Sorry for the sad news. The seniors handled this well and and they were actually the ones who broke the news to me - gently. Over the years they have trained me to handle this kind of news more calmly, but I know it is always hard for us all to hear this. It is beautiful actually how the seniors discuss death. It is appropriately bitter but really somehow sweet and focused on life.

So here's a thought. Let's keep Lil Miss Mo’s spirit alive through her stories.

Our teen intern Madi has collected some of Miss Mo’s happiest photos and funniest stories (she always had a way of tackling the most serious issues in funny little story nuggets) here. I hope you would all join our senior buds, Madi and me in honoring and remembering our Lil Miss Mo.

All my best, Benita

Missouri Grier
Fishing for the Wig

My buddy, her mother, and I went bay fishing, down in Jersey.  We rented a boat from the boathouse.  As the tide was coming up, there also was a strong wind with it.  Mother was the first one to get a bite.  Just as she was bringing it in, she was so happy about it, she could not stop laughing.  All of a sudden her wig fell into the ocean and we no longer were fishing for fish and started fishing for the wig.  Half and hour later I had a bite.  It was the wig.

Missouri Grier
Don’t Give Up

If you try and don’t win the race, don’t give up.
A start is better than a non-start.
When things come out the way you want them to.
Life is not what you want but what you make of it.
You got the tools for success.  Use them.

Missouri Grier
The Great Haircut

I had a job at a beauty shop where my sister used to get her hair dressed. My father did not like girls and ladies getting their hair cut. In his world, only men did that. My sister got hers cut and he was very angry but said to her, she was a grown-up.
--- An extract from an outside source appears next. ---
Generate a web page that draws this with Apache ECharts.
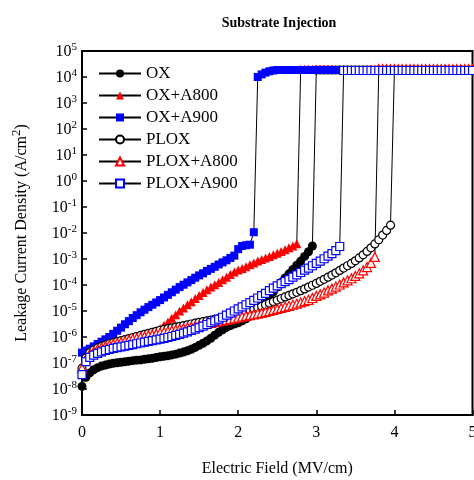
<!DOCTYPE html>
<html>
<head>
<meta charset="utf-8">
<script src="https://cdn.jsdelivr.net/npm/echarts@6/dist/echarts.min.js"></script>
<style>
  html, body { margin: 0; padding: 0; background: #fff; }
  #main { width: 474px; height: 480px; }
</style>
</head>
<body>
<div id="main"></div>
<script>
// electric field grid (MV/cm), shared by all curves
const field = [
  0, 0.05, 0.1, 0.15, 0.2, 0.25, 0.3, 0.35, 0.4, 0.45,
  0.5, 0.55, 0.6, 0.65, 0.7, 0.75, 0.8, 0.85, 0.9, 0.95,
  1, 1.05, 1.1, 1.15, 1.2, 1.25, 1.3, 1.35, 1.4, 1.45,
  1.5, 1.55, 1.6, 1.65, 1.7, 1.75, 1.8, 1.85, 1.9, 1.95,
  2, 2.05, 2.1, 2.15, 2.2, 2.25, 2.3, 2.35, 2.4, 2.45,
  2.5, 2.55, 2.6, 2.65, 2.7, 2.75, 2.8, 2.85, 2.9, 2.95,
  3, 3.05, 3.1, 3.15, 3.2, 3.25, 3.3, 3.35, 3.4, 3.45,
  3.5, 3.55, 3.6, 3.65, 3.7, 3.75, 3.8, 3.85, 3.9, 3.95,
  4, 4.05, 4.1, 4.15, 4.2, 4.25, 4.3, 4.35, 4.4, 4.45,
  4.5, 4.55, 4.6, 4.65, 4.7, 4.75, 4.8, 4.85, 4.9, 4.95, 5
];

// log10 of leakage current density before breakdown
const oxLog = [
  -7.9, -7.55, -7.38, -7.26, -7.18, -7.12, -7.08, -7.04, -7.01, -6.99,
  -6.97, -6.95, -6.93, -6.91, -6.89, -6.88, -6.86, -6.84, -6.82, -6.79,
  -6.76, -6.74, -6.72, -6.69, -6.66, -6.62, -6.58, -6.53, -6.47, -6.4,
  -6.32, -6.24, -6.15, -6.05, -5.93, -5.82, -5.72, -5.63, -5.56, -5.5,
  -5.45, -5.38, -5.3, -5.2, -5.08, -4.95, -4.8, -4.62, -4.44, -4.26,
  -4.08, -3.9, -3.73, -3.57, -3.4, -3.24, -3.08, -2.9, -2.72, -2.5
];
const oxA800Log = [
  -7.2, -6.85, -6.65, -6.55, -6.47, -6.41, -6.36, -6.31, -6.27, -6.23,
  -6.19, -6.15, -6.11, -6.07, -6.03, -5.98, -5.93, -5.88, -5.82, -5.75,
  -5.67, -5.55, -5.42, -5.28, -5.14, -5.0, -4.88, -4.76, -4.64, -4.52,
  -4.4, -4.29, -4.18, -4.08, -3.99, -3.9, -3.8, -3.7, -3.6, -3.5,
  -3.42, -3.37, -3.3, -3.22, -3.15, -3.08, -3.02, -2.96, -2.9, -2.84,
  -2.78, -2.71, -2.64, -2.57, -2.5, -2.41
];
const oxA900Log = [
  -6.6, -6.52, -6.45, -6.36, -6.27, -6.18, -6.09, -6.0, -5.88, -5.76,
  -5.64, -5.51, -5.39, -5.27, -5.16, -5.05, -4.95, -4.85, -4.76, -4.67,
  -4.58, -4.48, -4.38, -4.28, -4.18, -4.08, -3.99, -3.9, -3.81, -3.72,
  -3.63, -3.55, -3.46, -3.38, -3.3, -3.21, -3.13, -3.05, -2.96, -2.87,
  -2.62, -2.5, -2.47, -2.45, -1.97
];
const ploxLog = [
  -7.2, -6.8, -6.6, -6.5, -6.42, -6.36, -6.31, -6.26, -6.22, -6.18,
  -6.14, -6.1, -6.06, -6.02, -5.98, -5.94, -5.9, -5.86, -5.82, -5.78,
  -5.74, -5.71, -5.68, -5.65, -5.62, -5.59, -5.56, -5.53, -5.5, -5.47,
  -5.44, -5.41, -5.38, -5.35, -5.32, -5.29, -5.26, -5.23, -5.2, -5.16,
  -5.12, -5.07, -5.02, -4.97, -4.92, -4.87, -4.82, -4.76, -4.7, -4.64,
  -4.58, -4.52, -4.46, -4.4, -4.34, -4.28, -4.22, -4.15, -4.08, -4.01,
  -3.94, -3.86, -3.78, -3.7, -3.62, -3.53, -3.44, -3.35, -3.26, -3.17,
  -3.07, -2.96, -2.84, -2.71, -2.57, -2.42, -2.26, -2.08, -1.9, -1.7
];
const ploxA800Log = [
  -7.2, -6.85, -6.65, -6.55, -6.47, -6.41, -6.36, -6.31, -6.27, -6.23,
  -6.2, -6.16, -6.12, -6.08, -6.05, -6.01, -5.98, -5.94, -5.91, -5.88,
  -5.84, -5.81, -5.78, -5.75, -5.72, -5.69, -5.66, -5.63, -5.6, -5.57,
  -5.55, -5.52, -5.49, -5.46, -5.43, -5.4, -5.37, -5.34, -5.31, -5.28,
  -5.25, -5.22, -5.19, -5.16, -5.13, -5.1, -5.07, -5.03, -5.0, -4.96,
  -4.92, -4.88, -4.84, -4.8, -4.76, -4.72, -4.67, -4.62, -4.57, -4.5,
  -4.42, -4.36, -4.29, -4.21, -4.14, -4.06, -3.98, -3.9, -3.82, -3.74,
  -3.65, -3.55, -3.44, -3.31, -3.15, -2.92
];
const ploxA900Log = [
  -7.45, -6.95, -6.78, -6.7, -6.63, -6.57, -6.52, -6.48, -6.44, -6.41,
  -6.38, -6.35, -6.32, -6.29, -6.26, -6.23, -6.2, -6.17, -6.14, -6.11,
  -6.08, -6.05, -6.02, -5.98, -5.94, -5.9, -5.85, -5.8, -5.75, -5.7,
  -5.64, -5.58, -5.52, -5.45, -5.38, -5.31, -5.24, -5.16, -5.08, -5.0,
  -4.92, -4.84, -4.76, -4.68, -4.59, -4.5, -4.41, -4.32, -4.22, -4.12,
  -4.03, -3.95, -3.87, -3.79, -3.7, -3.61, -3.52, -3.43, -3.35, -3.26,
  -3.17, -3.08, -2.99, -2.89, -2.79, -2.68, -2.52
];

// after breakdown: first points (log10) then the compliance level
const oxA900Rise = [4.0, 4.1, 4.17, 4.22, 4.25];
const complianceLog = {
  OX: 4.27, 'OX+A800': 4.3, 'OX+A900': 4.27,
  PLOX: 4.25, 'PLOX+A800': 4.3, 'PLOX+A900': 4.25
};

function buildCurve(logs, rise, top) {
  const pts = [];
  for (let i = 0; i < logs.length; i++) pts.push([field[i], Math.pow(10, logs[i])]);
  for (let j = logs.length; j < field.length; j++) {
    const k = j - logs.length;
    const v = k < rise.length ? rise[k] : top;
    pts.push([field[j], Math.pow(10, v)]);
  }
  return pts;
}

const serif = '"Times New Roman", "Liberation Serif", serif';
const myChart = echarts.init(document.getElementById('main'));

function mkSeries(name, logs, rise, symbol, size, color, filled) {
  return {
    name: name,
    type: 'line',
    data: buildCurve(logs, rise, complianceLog[name]),
    symbol: symbol,
    symbolSize: size,
    showAllSymbol: true,
    lineStyle: { color: '#000', width: 1 },
    itemStyle: filled
      ? { color: color, borderWidth: 0 }
      : { color: '#fff', borderColor: color, borderWidth: 1.2 },
    emphasis: { disabled: true },
    animation: false
  };
}

const option = {
  backgroundColor: '#fff',
  title: {
    text: 'Substrate Injection',
    left: 274,
    textAlign: 'center',
    top: 11,
    textStyle: { fontFamily: serif, fontSize: 14, fontWeight: 'bold', color: '#000' }
  },
  legend: {
    orient: 'vertical',
    left: 93,
    top: 60,
    itemWidth: 42,
    itemHeight: 10,
    itemGap: 5,
    textStyle: { fontFamily: serif, fontSize: 17, color: '#000', lineHeight: 17 },
    data: ['OX', 'OX+A800', 'OX+A900', 'PLOX', 'PLOX+A800', 'PLOX+A900']
  },
  grid: {
    left: 82, right: 1.5, top: 51, bottom: 65,
    outerBoundsMode: 'none',
    show: true, borderColor: '#000', borderWidth: 2
  },
  xAxis: {
    type: 'value',
    min: 0, max: 5, interval: 1,
    name: 'Electric Field (MV/cm)',
    nameLocation: 'middle',
    nameGap: 46,
    nameTextStyle: { fontFamily: serif, fontSize: 16, color: '#000' },
    axisLine: { lineStyle: { color: '#000', width: 2 } },
    axisTick: { inside: true, length: 5, lineStyle: { color: '#000', width: 1.5 } },
    axisLabel: { fontFamily: serif, fontSize: 16, color: '#000', margin: 10 },
    splitLine: { show: false }
  },
  yAxis: {
    type: 'log',
    logBase: 10,
    min: 1e-9, max: 1e5, interval: 1,
    name: '{n|Leakage Current Density (A/cm}{s|2}{n|)}',
    nameLocation: 'middle',
    nameGap: 52,
    nameTextStyle: {
      rich: {
        n: { fontFamily: serif, fontSize: 16, color: '#000', lineHeight: 20, verticalAlign: 'bottom' },
        s: { fontFamily: serif, fontSize: 13, color: '#000', lineHeight: 20, verticalAlign: 'top' }
      }
    },
    axisLine: { lineStyle: { color: '#000', width: 2 } },
    axisTick: { inside: true, length: 5, lineStyle: { color: '#000', width: 1.5 } },
    axisLabel: {
      margin: 5,
      formatter: function (v) {
        return '{b|10}{e|' + Math.round(Math.log10(v)) + '}';
      },
      rich: {
        b: { fontFamily: serif, fontSize: 16, color: '#000', lineHeight: 18, verticalAlign: 'bottom' },
        e: { fontFamily: serif, fontSize: 11, color: '#000', lineHeight: 18, verticalAlign: 'top' }
      }
    },
    splitLine: { show: false }
  },
  series: [
    mkSeries('OX', oxLog, [], 'circle', 9, '#000', true),
    mkSeries('OX+A800', oxA800Log, [], 'triangle', 9, '#ff0000', true),
    mkSeries('OX+A900', oxA900Log, oxA900Rise, 'rect', 8, '#0000ff', true),
    mkSeries('PLOX', ploxLog, [], 'circle', 8, '#000', false),
    mkSeries('PLOX+A800', ploxA800Log, [], 'triangle', 9, '#ff0000', false),
    mkSeries('PLOX+A900', ploxA900Log, [], 'rect', 8, '#0000ff', false)
  ]
};

option && myChart.setOption(option);
</script>
</body>
</html>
She suggested it was time I started to take an interest in how I should look as a teenager so she started me there to get my hair done. This went on for a year. One day she said, “Are you going to get your hair done today?” She gave me money to get it done, but did not say anything about cutting. I lied, told the hairdresser she said I could get my hair cut. I sat at the dinner table with a triangle on my head from Monday to Friday. My father looked at me and wanted to know why I kept my head covered, reached over and took the hair net asking “Where is your hair?” Answer: Upstairs. “Why is your hair up there?” I got it cut. He was so mad. He said I will never buy you anymore hats. At 14 years, who cared. Mother said let it alone, it will grow back.

Missouri Grier
My First Lemon Pie

I was 11 years old when I wanted to bake a pie.  It was my father’s birthday and I wanted to surprise him.  I found the cookbook and started to read hot to do it.  My cousin wanted to help – bad choice.  We put too much salt in the mixture and no one could eat it but my dad ate his slice and said, “If you never try, you will never succeed”.

Missouri Grier
Playing Tricks on Dad

My mother told me to go OUTSIDE and sit on the front steps.  I was told not to get off the steps.  Sitting there with nothing to do, I was thinking what to do.  Something to do while sitting there.

My father was asleep on the living room floor.  The only thing I could do was play tricks on him, so I went into the house, got my jump rope, tied one end to the sofa, the other to his foot, went outside, rang the bell. 

He tried to get up and could not.  It was funny to me but not to him.  He was angry but I did not get punished.  My mother stepped in—SAVED.

Missouri Grier
Driving at 12 Yrs Old

Mother sent me upstairs to get her pocketbook which was on the bureau, my father’s car keys were there too. Got the bag and the car keys. Mother sent me to the store. Instead of going, I went to the garage across from the store and got in my father’s car. Started the engine and the car started to roll and I could not stop it – I went through the door slowly. Not getting hurt. A man was coming down the street and saw the car rolling slowly out the door. He ran up to the car, thinking no one was in the car and found me behind the wheel. He got me out of the way and stopped the engine. Tell your father to check his brakes.